This Vegan Fish made with Banana Blossoms is life-changing – especially if you thought that you would never eat anything tastes like fish n chips again! The soft and flaky texture of the banana flowers is perfect as the base!
PREP TIME10 mins
COOK TIME10 mins
TOTAL TIME20 mins
1 can banana blossoms in brine – BASIK.
- frying oil
- 1 cup all-purpose flour
- 1/2 teaspoon salt
- 1 teaspoon dill
- 1 1/2 tablespoons crushed nori
- 1 cup flour
- 1/2 teaspoon salt
- 1 pinch turmeric
- 1 tablespoon pickle juice
- 1 tablespoon caper brine (or sub with more pickle juice)
- 2 teaspoons lemon juice
- 1/2 cup sparkling water
- Rinse and drain the banana blossoms.
- In separate bowls, combine the ingredients for the flour mixture and whisk together the ingredients for the batter.
- In a pot or wok, heat the frying oil. You’ll want enough so that the battered banana blossoms can swim in the oil but make sure you leave enough space in the pot/wok so that it doesn’t spill over.
- Coat the banana blossoms in the flour mixture. Then dip them in the batter. Carefully lower them in the oil. Let them fry for about 4-5 minutes until golden brown, flipping them once.
- Transfer the fried banana blossoms onto a kitchen paper to remove excess oil. Serve with tartar sauce, fries, and mashed peas, for example. Add fresh dill on top and squeeze with lemon juice.
*With how many vegan fish pieces you will end up, depends on how many banana blossoms are in the can. I’ve had 4 large ones, 2 smaller ones, and then used parts of the banana blossoms that fell off during the process to make 2 additional pieces.

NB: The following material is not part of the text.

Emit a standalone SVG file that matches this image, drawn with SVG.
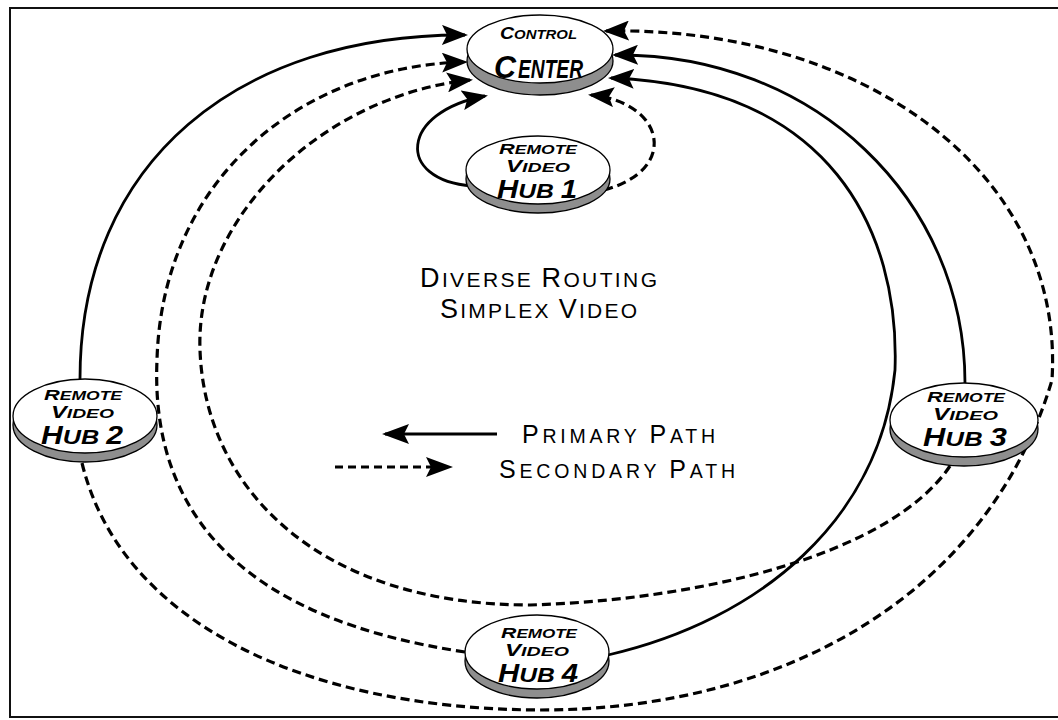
<svg xmlns="http://www.w3.org/2000/svg" width="1058" height="720" viewBox="0 0 1058 720">
<defs>
<style>
.face{fill:#fff;stroke:#000;stroke-width:1.3}
.rim{fill:#8e8e8e;stroke:#000;stroke-width:1.3}
.solid{fill:none;stroke:#000;stroke-width:2.8}
.dash{fill:none;stroke:#000;stroke-width:3.2;stroke-dasharray:9 5}
.ht{font-family:"Liberation Sans",Arial,sans-serif;font-weight:bold;font-style:italic;fill:#000}
.lt{font-family:"Liberation Sans",Arial,sans-serif;fill:#000}
</style>
<marker id="ah" markerUnits="userSpaceOnUse" markerWidth="27" markerHeight="20" viewBox="0 0 27 20" refX="23" refY="10" orient="auto">
<path d="M0,0 L26,10 L0,20 L5,10 z" fill="#000"/>
</marker>
<marker id="ahL" markerUnits="userSpaceOnUse" markerWidth="28" markerHeight="20" viewBox="0 0 28 20" refX="24" refY="10" orient="auto">
<path d="M0,0 L27,10 L0,20 L5,10 z" fill="#000"/>
</marker>
</defs>
<rect width="1058" height="720" fill="#fff"/>
<path d="M1058,8 H10 V717 H1058" fill="none" stroke="#111" stroke-width="2"/>

<g id="connectors">
<path class="solid" d="M80,379 C80,160 240,34 465,35" marker-end="url(#ah)"/>
<path class="dash" d="M465,652 C250,620 150,520 157,360 C162,180 300,66 465,62" marker-end="url(#ah)"/>
<path class="dash" d="M950,466 C890,555 700,600 530,605 C320,605 205,490 200,350 C195,220 320,96 470,80" marker-end="url(#ah)"/>
<path class="dash" d="M82,463 C120,620 300,709 540,710 C790,710 990,590 1052,380 C1065,170 860,26 606,31" marker-end="url(#ah)"/>
<path class="solid" d="M965,383 C965,200 815,53 615,55" marker-end="url(#ah)"/>
<path class="solid" d="M608,655 C760,620 880,520 895,370 C900,230 830,86 611,78" marker-end="url(#ah)"/>
<path class="solid" d="M472,186 C395,180 400,112 485,96" marker-end="url(#ah)"/>
<path class="dash" d="M604,190 C680,170 665,102 591,95" marker-end="url(#ah)"/>
</g>

<g id="control-center">
<ellipse class="rim" cx="540" cy="61" rx="73" ry="34"/>
<ellipse class="face" cx="540" cy="49" rx="73" ry="34"/>
<text class="ht" x="500" y="39" textLength="77" lengthAdjust="spacingAndGlyphs"><tspan font-size="17">C</tspan><tspan font-size="13">ONTROL</tspan></text>
<text class="ht" x="494" y="78" font-size="32" textLength="22" lengthAdjust="spacingAndGlyphs">C</text>
<text class="ht" x="518" y="78" font-size="26" textLength="65" lengthAdjust="spacingAndGlyphs">ENTER</text>
</g>

<g id="hub1">
<ellipse class="rim" cx="538" cy="179" rx="72" ry="34"/>
<ellipse class="face" cx="538" cy="170" rx="72" ry="34"/>
<text class="ht" x="499" y="154" textLength="78" lengthAdjust="spacingAndGlyphs"><tspan font-size="15">R</tspan><tspan font-size="12">EMOTE</tspan></text>
<text class="ht" x="506" y="172" textLength="64" lengthAdjust="spacingAndGlyphs"><tspan font-size="16">V</tspan><tspan font-size="13">IDEO</tspan></text>
<text class="ht" x="497" y="198" textLength="80" lengthAdjust="spacingAndGlyphs"><tspan font-size="25">H</tspan><tspan font-size="21">UB </tspan><tspan font-size="25">1</tspan></text>
</g>

<g id="hub2">
<ellipse class="rim" cx="85" cy="425" rx="72" ry="37"/>
<ellipse class="face" cx="85" cy="416" rx="72" ry="37"/>
<text class="ht" x="44" y="400" textLength="78" lengthAdjust="spacingAndGlyphs"><tspan font-size="15">R</tspan><tspan font-size="12">EMOTE</tspan></text>
<text class="ht" x="51" y="418" textLength="63" lengthAdjust="spacingAndGlyphs"><tspan font-size="16">V</tspan><tspan font-size="13">IDEO</tspan></text>
<text class="ht" x="41" y="444" textLength="82" lengthAdjust="spacingAndGlyphs"><tspan font-size="25">H</tspan><tspan font-size="21">UB </tspan><tspan font-size="25">2</tspan></text>
</g>

<g id="hub3">
<ellipse class="rim" cx="964" cy="429" rx="74" ry="37"/>
<ellipse class="face" cx="964" cy="420" rx="74" ry="37"/>
<text class="ht" x="927" y="402" textLength="78" lengthAdjust="spacingAndGlyphs"><tspan font-size="15">R</tspan><tspan font-size="12">EMOTE</tspan></text>
<text class="ht" x="933" y="420" textLength="65" lengthAdjust="spacingAndGlyphs"><tspan font-size="16">V</tspan><tspan font-size="13">IDEO</tspan></text>
<text class="ht" x="923" y="446" textLength="84" lengthAdjust="spacingAndGlyphs"><tspan font-size="25">H</tspan><tspan font-size="21">UB </tspan><tspan font-size="25">3</tspan></text>
</g>

<g id="hub4">
<ellipse class="rim" cx="537" cy="661" rx="72" ry="37"/>
<ellipse class="face" cx="537" cy="652" rx="72" ry="37"/>
<text class="ht" x="501" y="638" textLength="76" lengthAdjust="spacingAndGlyphs"><tspan font-size="15">R</tspan><tspan font-size="12">EMOTE</tspan></text>
<text class="ht" x="505" y="656" textLength="64" lengthAdjust="spacingAndGlyphs"><tspan font-size="16">V</tspan><tspan font-size="13">IDEO</tspan></text>
<text class="ht" x="498" y="682" textLength="80" lengthAdjust="spacingAndGlyphs"><tspan font-size="25">H</tspan><tspan font-size="21">UB </tspan><tspan font-size="25">4</tspan></text>
</g>

<g id="title">
<text class="lt" x="420" y="287" textLength="237"><tspan font-size="27">D</tspan><tspan font-size="21">IVERSE </tspan><tspan font-size="27">R</tspan><tspan font-size="21">OUTING</tspan></text>
<text class="lt" x="440" y="318" textLength="197"><tspan font-size="27">S</tspan><tspan font-size="21">IMPLEX </tspan><tspan font-size="27">V</tspan><tspan font-size="21">IDEO</tspan></text>
</g>

<g id="legend">
<path d="M497,434 H385" fill="none" stroke="#000" stroke-width="2.8" marker-end="url(#ahL)"/>
<path d="M335,467 H450" fill="none" stroke="#000" stroke-width="3" stroke-dasharray="8 5" marker-end="url(#ahL)"/>
<text class="lt" x="522" y="443" textLength="193"><tspan font-size="25">P</tspan><tspan font-size="19.5">RIMARY </tspan><tspan font-size="25">P</tspan><tspan font-size="19.5">ATH</tspan></text>
<text class="lt" x="499" y="478" textLength="236"><tspan font-size="25">S</tspan><tspan font-size="19.5">ECONDARY </tspan><tspan font-size="25">P</tspan><tspan font-size="19.5">ATH</tspan></text>
</g>
</svg>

- The vegan fish will taste a lot fishier if you add dill and lemon juice on top, and when it’s served with typical sides for fish e.g. tartar sauce, potatoes, or mashed peas.
- You can re-use the frying oil. Let it cool off completely, then pour it through a strainer to remove small bits and crumbs. Fill it in a bottle and store it at room temperature. You can use it for approx. 3 times!